Sunday, 5 July 2020

quantum field theory - BRST cohomology and Gupta-Bleuler$.$


Let $Q$ be the BRST operator. Define physical state as those in $\mathrm{ker}\,Q$ (modulo its image): $$ Q|\psi_\mathrm{physical}\rangle\equiv 0\tag1 $$


It is often claimed1 that this condition becomes the Gupta-Bleuler condition if the gauge group is abelian (i.e., in QED): $$ (\partial\cdot A)^+|\psi_\mathrm{physical}\rangle\equiv 0\tag2 $$ but I've never seen an explicit proof of this claim. In fact, it appears to me that $(1)$ is local and non-linear in the fields, while $(2)$ is non-local and linear. Therefore, I don't really expect these conditions to be fully equivalent; or, at least, this equivalence is rather non-trivial. Am I being naïve? How can you prove that BRST theory is really equivalent to Gupta-Bleuler when the algebra is abelian?

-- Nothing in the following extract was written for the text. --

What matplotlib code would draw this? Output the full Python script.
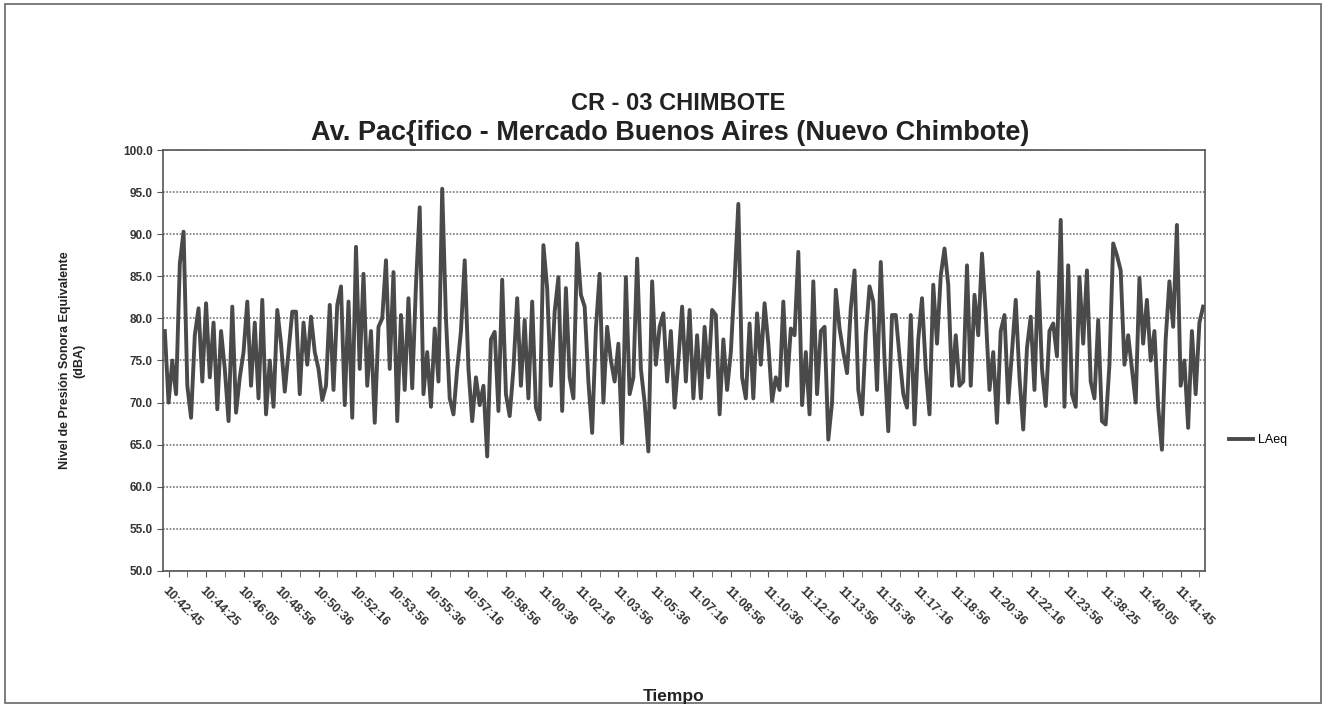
import matplotlib.pyplot as plt
import matplotlib.patches as mpatches
import numpy as np

plt.rcParams['font.family'] = ['Liberation Sans', 'DejaVu Sans']

# LAeq values (left to right)
laeq = [
    78.5, 70, 75, 71, 86.5, 90.3, 72, 68.2, 78, 81.2, 72.5, 81.8, 73, 79.5, 69.2, 78.5, 74, 67.8,
    81.4, 68.8, 73, 76, 82, 72, 79.5, 70.5, 82.2, 68.6, 75, 69.5, 81, 77, 71.3, 76, 80.8,
    # segment 2
    80.8, 71, 79.5, 74.5, 80.2, 76, 74, 70.3, 72, 81.6, 71.5, 81.6, 83.8, 69.7, 82, 68.2, 88.5, 74,
    85.3, 72, 78.5, 67.6, 79, 80, 86.9, 74, 85.5, 67.8, 80.4, 71.5, 82.4, 71.7, 84, 93.2, 71, 76,
    # segment 3
    69.5, 78.8, 72.5, 95.4, 80, 70.5, 68.6, 74, 78.5, 86.9, 74, 67.8, 73, 69.7, 72, 63.6, 77.5, 78.4,
    69, 84.6, 71, 68.4, 74, 82.4, 72, 79.8, 70.5, 82, 69.4, 68, 88.7, 83.6, 72, 80.8, 84.9, 69,
    # segment 4
    83.6, 73, 70.5, 88.9, 82.8, 81.4, 72.5, 66.4, 78.8, 85.3, 70, 79, 75, 72.5, 77, 65.2, 84.9, 71,
    73, 87.1, 74, 70, 64.2, 84.4, 74.5, 79, 80.6, 72.5, 78.5, 69.4, 75, 81.4, 72.5, 81, 70.5, 78,
    # segment 5
    70.5, 79, 73, 81, 80.4, 68.6, 77.5, 71.5, 76, 84.5, 93.6, 73, 70.5, 79.4, 70.5, 80.6, 74.5, 81.8,
    77, 70.2, 73, 71.5, 82, 72, 78.8, 78, 87.9, 69.7, 76, 68.6, 84.4, 71, 78.5, 79, 65.6, 70,
    # segment 6
    83.4, 78.8, 76, 73.5, 81.2, 85.7, 71.5, 68.6, 78, 83.8, 82, 71.5, 86.7, 75, 66.6, 80.4, 80.4, 75.5,
    71, 69.4, 80.4, 67.4, 77.5, 82.4, 74, 68.6, 84, 77, 85.1, 88.3, 84, 72, 78, 72, 72.5, 86.3,
    # segment 7
    72, 82.8, 78, 87.7, 80.5, 71.5, 76, 67.6, 78.5, 80.4, 70, 76, 82.2, 73, 66.8, 76.5, 80.2, 71.5,
    85.5, 74, 69.6, 78.5, 79.4, 75.5, 91.7, 69.5, 86.3, 71, 69.5, 84.9, 77, 85.7, 72.5, 70.5, 79.8, 67.8,
    # segment 8
    67.4, 74.5, 88.9, 87.5, 85.7, 74.5, 78, 74, 70, 84.8, 77, 82.2, 75, 78.5, 69.5, 64.4, 77.5, 84.4,
    79, 91.1, 72, 75, 67, 78.5, 71, 79.5, 81.4,
]

time_labels = [
    '10:42:45', '10:44:25', '10:46:05', '10:48:56', '10:50:36', '10:52:16', '10:53:56',
    '10:55:36', '10:57:16', '10:58:56', '11:00:36', '11:02:16', '11:03:56', '11:05:36',
    '11:07:16', '11:08:56', '11:10:36', '11:12:16', '11:13:56', '11:15:36', '11:17:16',
    '11:18:56', '11:20:36', '11:22:16', '11:23:56', '11:38:25', '11:40:05', '11:41:45',
]
label_step = 10

x = np.arange(len(laeq))

fig = plt.figure(figsize=(13.28, 7.07), dpi=100)
ax = fig.add_axes([0.1227, 0.1924, 0.7847, 0.5954])

ax.plot(x, laeq, color='#4a4a4a', linewidth=2.8, label='LAeq')

ax.set_ylim(50, 100)
ax.set_yticks(np.arange(50, 100.1, 5))
ax.set_yticklabels([f'{v:.1f}' for v in np.arange(50, 100.1, 5)],
                   fontsize=8.5, fontweight='bold', color='#333333')
ax.yaxis.grid(True, color='#777777', linestyle=(0, (1, 1)), linewidth=1.2)
ax.set_axisbelow(True)

ax.set_xlim(-0.5, len(laeq) - 0.5)
tick_pos = np.arange(1, len(laeq), label_step)[:len(time_labels)]
ax.set_xticks(np.arange(1, len(laeq), label_step // 2), minor=True)
ax.set_xticks(tick_pos)
ax.set_xticklabels(time_labels, rotation=-45, ha='left', rotation_mode='anchor',
                   fontsize=9, fontweight='bold', color='#333333')
ax.tick_params(axis='x', which='both', length=4, color='#555555', pad=6)
ax.tick_params(axis='y', length=4, color='#555555')

for s in ax.spines.values():
    s.set_color('#555555')
    s.set_linewidth(1.2)

ax.set_ylabel('Nivel de Presión Sonora Equivalente\n(dBA)', fontsize=9,
              fontweight='bold', color='#222222', labelpad=27)
fig.text(674 / 1328, 1 - 697 / 707, 'Tiempo', ha='center', va='center',
         fontsize=12.5, fontweight='bold', color='#222222')

fig.text(678 / 1328, 1 - 103 / 707, 'CR - 03 CHIMBOTE', ha='center', va='center',
         fontsize=17, fontweight='bold', color='#222222')
fig.text(670 / 1328, 1 - 133 / 707, 'Av. Pac{ifico - Mercado Buenos Aires (Nuevo Chimbote)',
         ha='center', va='center', fontsize=19.5, fontweight='bold', color='#222222')

ax.legend(loc='center left', bbox_to_anchor=(1.012, 0.31), frameon=False,
          fontsize=9, handlelength=1.9, handletextpad=0.4)

fig.patches.append(mpatches.Rectangle((0.004, 0.006), 0.991, 0.988, transform=fig.transFigure,
                                      fill=False, edgecolor='#666666', linewidth=1.2))

fig.savefig('out.png', dpi=100)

1: See e.g. the last page on Timo Weigand's notes, or some remarks in the Scholarpedia article Becchi-Rouet-Stora-Tyutin symmetry (ctrl+f "gupta").



Answer



Condition (1) is not equivalent to condition (2) in the sense that the former would reduce to the latter by any algebraic manipulation. However, what is true is that on the ghost-free part of the intermediate space of states on which the BRST condition is imposed, it cuts out precisely the same subspace as the Gupta-Bleuler condition.


As so often, a good reference for this is "Quantization of Gauge Systems" (QoGS) by Hennaux and Teitelboim, in this case chapter 19, where the BRST quantization of a free Maxwell field is rather explicitly done.


First, a brief overview over the BRST part of the story, known in a more general form as the "quartet mechanism":


We quantize an extended system consisting of the dynamical fields $A^\mu$ and a ghost $C$ as well as an anti-ghost $\bar{C}$. After some conventional choices, the BRST charge in terms of Fourier modes is (eq. (19.36) in QoGS) $$ Q = \int \left( c^\ast (k) a(k) + c(k) a^\ast(k) \right)\mathrm{d}^3k, \tag{A}$$ where $a = a^3 + a^0$ (i.e. the creation/annihilation operator for a mixed longitudinal/timelike excitation) and $c$ is the Fourier mode of the ghost. With $b = a^3 - a^0$ and $\bar{c}$ as the Fourier mode of the anti-ghost, the number operator for the modes we want to turn out as unphysical is (eq. (14.62) in QoGS) $$ N = \int \left( a^\ast b + b^\ast a + \bar{c}^\ast c + c^\ast \bar{c} \right)\mathrm{d}^3 k, \tag{B}$$ and this operator commutes with the BRST charge and is BRST exact with $N=[Q,K]$ for the "fermion" $K = \int \left(b^\ast(k)\bar{c}(k) + \bar{c}^\ast(k) b(k) \right)\mathrm{d}^3 k$. This implies that BRST-closed eigenstates of $N$ with non-zero eigenvalue are BRST-exact, so the only contribution to non-zero BRST cohomology can come from zero eigenstates of $N$. This means the physical state space is the space generated by the longitudinal photon modes $a^1,a^2$, which agrees with the result of the Gupta-Bleuler formalism after quotienting out the spurious null states.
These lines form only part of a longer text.